The constitutional prohibition against foreign-born presidents is the one exception to full citizenship enjoyed by naturalized Americans. A naturalized American can be a senator, like Mexican-born Mel Martinez of Florida, or a representative, like Japanese-born Mazie Hirono of Hawaii. A naturalized American can also be a governor, like Michigan’s Jennifer Granholm, or the governator, Arnold Schwarzenegger of California. Three current Cabinet members, Elaine Chao, Carlos Gutierrez and John Negroponte, were born abroad, as were two U.S. secretaries of state, Madeline Albright and Henry Kissinger. Felix Frankfurter, one of our country’s greatest Supreme Court justices, was born in Austria.
We trust our naturalized fellow citizens to make our laws, interpret our Constitution and represent our interests in sensitive negotiations with foreign powers. So why can’t a naturalized citizen aspire to the presidency?
The prohibition can be found in Article II, Section 5 of the Constitution. It was included with little discussion or dissent and was based on the assumption that a foreign commander-in-chief might have divided loyalties in case of war, or that our young government might be vulnerable to subterfuge and interference from foreign kings.
As to divided loyalties, I suppose anything is possible, but it doesn’t square with my experience, or with history. I have found that the most passionate and patriotic Americans often are the ones who came here from someplace else.
My grandfather, a Russian Jew who arrived in the United States at the age of 16 back in 1922, never lost his thick accent, didn’t learn to write in English (though he read it perfectly) and was not given to emotional displays, but if you got him talking about his gratitude to his adopted country, that heavily accented voice would thicken and his eyes would fill with tears. During World War II, some Japanese Americans, who had been imprisoned on the presumption of their divided loyalties, served in Europe in the 442nd Infantry Regiment of the U.S. Army, the most highly decorated combat unit in our history.
Besides, native-born Americans can have divided loyalties, too. Some Irish Americans who could trace their roots in the United States as far back as the mid-1800s routinely sent clandestine arms money to the IRA in violation of U.S. law during the “troubles” in Northern Ireland, and many of my fellow Jews feel a strong pull to Israel that guides their thinking and their votes.
Finally, we don’t need the Constitution to protect us from an insufficiently loyal president; the election process is remorselessly transparent. The voters would have all the information they needed to decide if they trusted a foreign-born American to lead them.
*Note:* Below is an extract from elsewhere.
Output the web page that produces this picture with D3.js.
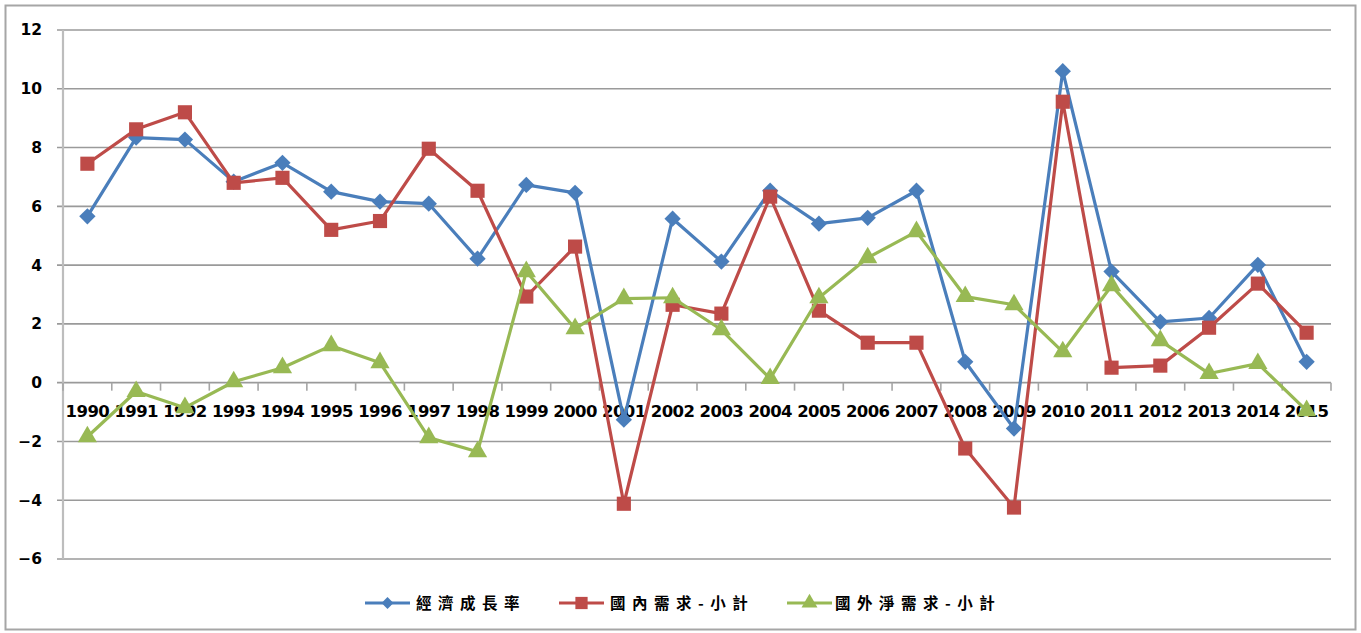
<!DOCTYPE html>
<html>
<head>
<meta charset="utf-8">
<script src="https://cdn.jsdelivr.net/npm/d3@7"></script>
<style>
  html, body { margin: 0; padding: 0; background: #fff; }
  svg { display: block; }
</style>
</head>
<body>
<svg id="chart" width="1361" height="633"></svg>
<script>
const years = ["1990","1991","1992","1993","1994","1995","1996","1997","1998","1999","2000","2001","2002","2003","2004","2005","2006","2007","2008","2009","2010","2011","2012","2013","2014","2015"];
const growthRate = [5.66, 8.34, 8.27, 6.84, 7.48, 6.50, 6.16, 6.09, 4.22, 6.73, 6.46, -1.26, 5.58, 4.12, 6.53, 5.41, 5.61, 6.53, 0.71, -1.56, 10.6, 3.78, 2.07, 2.20, 4.01, 0.71];
const domesticDemand = [7.45, 8.62, 9.20, 6.80, 6.97, 5.20, 5.50, 7.96, 6.53, 2.93, 4.63, -4.12, 2.65, 2.35, 6.33, 2.45, 1.36, 1.36, -2.24, -4.25, 9.56, 0.51, 0.58, 1.87, 3.37, 1.70];
const netForeignDemand = [-1.84, -0.30, -0.85, 0.03, 0.51, 1.26, 0.68, -1.87, -2.35, 3.78, 1.84, 2.86, 2.89, 1.80, 0.14, 2.89, 4.25, 5.14, 2.93, 2.65, 1.05, 3.30, 1.43, 0.31, 0.65, -0.95];
const yTicks = [-6, -4, -2, 0, 2, 4, 6, 8, 10, 12];
const seriesNames = ["經濟成長率", "國內需求-小計", "國外淨需求-小計"];

const svg = d3.select("#chart");

// outer border
svg.append("rect").attr("x", 5.5).attr("y", 5.5).attr("width", 1350).attr("height", 624)
  .attr("fill", "#fff").attr("stroke", "#a6a6a6").attr("stroke-width", 2);

const x = d3.scaleBand().domain(years).range([63, 1331]);
const y = d3.scaleLinear().domain([-6, 12]).range([559, 30]);
const cx = d => x(d) + x.bandwidth() / 2;

// gridlines
svg.append("g").selectAll("line").data(yTicks).join("line")
  .attr("x1", 57).attr("x2", 1331)
  .attr("y1", d => y(d)).attr("y2", d => y(d))
  .attr("stroke", "#9a9a9a").attr("stroke-width", 1.6);

// y axis
const yAxis = d3.axisLeft(y).tickValues(yTicks).tickSize(0).tickPadding(21).tickFormat(d3.format("d"));
const gy = svg.append("g").attr("transform", "translate(63,0)").call(yAxis);
gy.select(".domain").remove();
gy.selectAll("text").attr("font-family", "DejaVu Sans").attr("font-weight", "bold")
  .attr("font-size", 15.5).attr("fill", "#000");
svg.append("line").attr("x1", 63).attr("x2", 63).attr("y1", y(12)).attr("y2", y(-6))
  .attr("stroke", "#bdbdbd").attr("stroke-width", 2.2);

// x axis ticks at band boundaries
const bounds = years.map(d => x(d)).concat([x.range()[1]]);
svg.append("g").selectAll("line").data(bounds).join("line")
  .attr("x1", d => d).attr("x2", d => d)
  .attr("y1", y(0)).attr("y2", y(0) + 8)
  .attr("stroke", "#a6a6a6").attr("stroke-width", 1.6);

// x labels
const xAxis = d3.axisBottom(x).tickSize(0).tickPadding(0);
const gx = svg.append("g").attr("transform", `translate(0,${y(0)})`).call(xAxis);
gx.select(".domain").remove();
gx.selectAll("text").attr("font-family", "DejaVu Sans").attr("font-weight", "bold")
  .attr("font-size", 16.5).attr("fill", "#000").attr("dy", null).attr("y", 34)
  .attr("letter-spacing", -0.6);

const colors = ["#4a7ebb", "#be4b48", "#98b954"];
const data = [growthRate, domesticDemand, netForeignDemand];
const line = d3.line().x((d, i) => cx(years[i])).y(d => y(d));

const symbols = [
  d3.symbol().type(d3.symbolDiamond2).size(170),
  d3.symbol().type(d3.symbolSquare).size(200),
  d3.symbol().type(d3.symbolTriangle).size(160)
];

data.forEach((vals, k) => {
  const g = svg.append("g");
  g.append("path").datum(vals).attr("d", line).attr("fill", "none")
    .attr("stroke", colors[k]).attr("stroke-width", 3.2).attr("stroke-linejoin", "round");
  g.selectAll("path.m").data(vals).join("path").attr("class", "m")
    .attr("d", symbols[k])
    .attr("transform", (d, i) => `translate(${cx(years[i])},${y(d)})`)
    .attr("fill", colors[k]);
});

// legend
const legendItems = [
  { lx: 365, tx: 416 },
  { lx: 559, tx: 610 },
  { lx: 787, tx: 835 }
];
const legendSymbols = [
  d3.symbol().type(d3.symbolDiamond2).size(90),
  d3.symbol().type(d3.symbolSquare).size(150),
  d3.symbol().type(d3.symbolTriangle).size(110)
];
const lg = svg.append("g");
legendItems.forEach((it, k) => {
  lg.append("line").attr("x1", it.lx).attr("x2", it.lx + 45).attr("y1", 603).attr("y2", 603)
    .attr("stroke", colors[k]).attr("stroke-width", 3.2);
  lg.append("path").attr("d", legendSymbols[k]).attr("transform", `translate(${it.lx + 22.5},603)`)
    .attr("fill", colors[k]);
  lg.append("text").attr("x", it.tx).attr("y", 609).text(seriesNames[k])
    .attr("font-family", "Noto Sans CJK TC").attr("font-weight", "bold")
    .attr("font-size", 15.5).attr("letter-spacing", 6.5).attr("fill", "#000");
});
</script>
</body>
</html>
But I doubt that any of this will have much effect on Dev. Though he sleeps with a Nepali flag above his bed and someday will visit the country of his birth, he’s a Yankee Doodle, do or die. The other day, he spontaneously recited the Pledge of Allegiance as we played on the rug. He learned it at preschool, where he says it every day with his classmates, some white, some black, some Hispanic, some Asian, all American.
Of course, I know neither of my kids is likely ever to be president, even if the Constitution allowed it. And I’m not sure I’d really want it for either of them. It’s an impossible job, and no matter how well you do it, about half the country will probably hate you.
But the point is that every child should be able to dream of becoming president. Dreaming big is a worthy habit, and childhood presidential dreams remind us that the president is a citizen just like the rest of us. They tell us that we all share in the responsibility of governing this democracy.
There is nothing more American than being able to look into the eyes of one’s child and say, “You can be anything you want to be.” That’s what many Americans, of all races and ethnicities, are saying to their sons and daughters this election season. Someday, I’d like to be able to say the same thing to both of mine.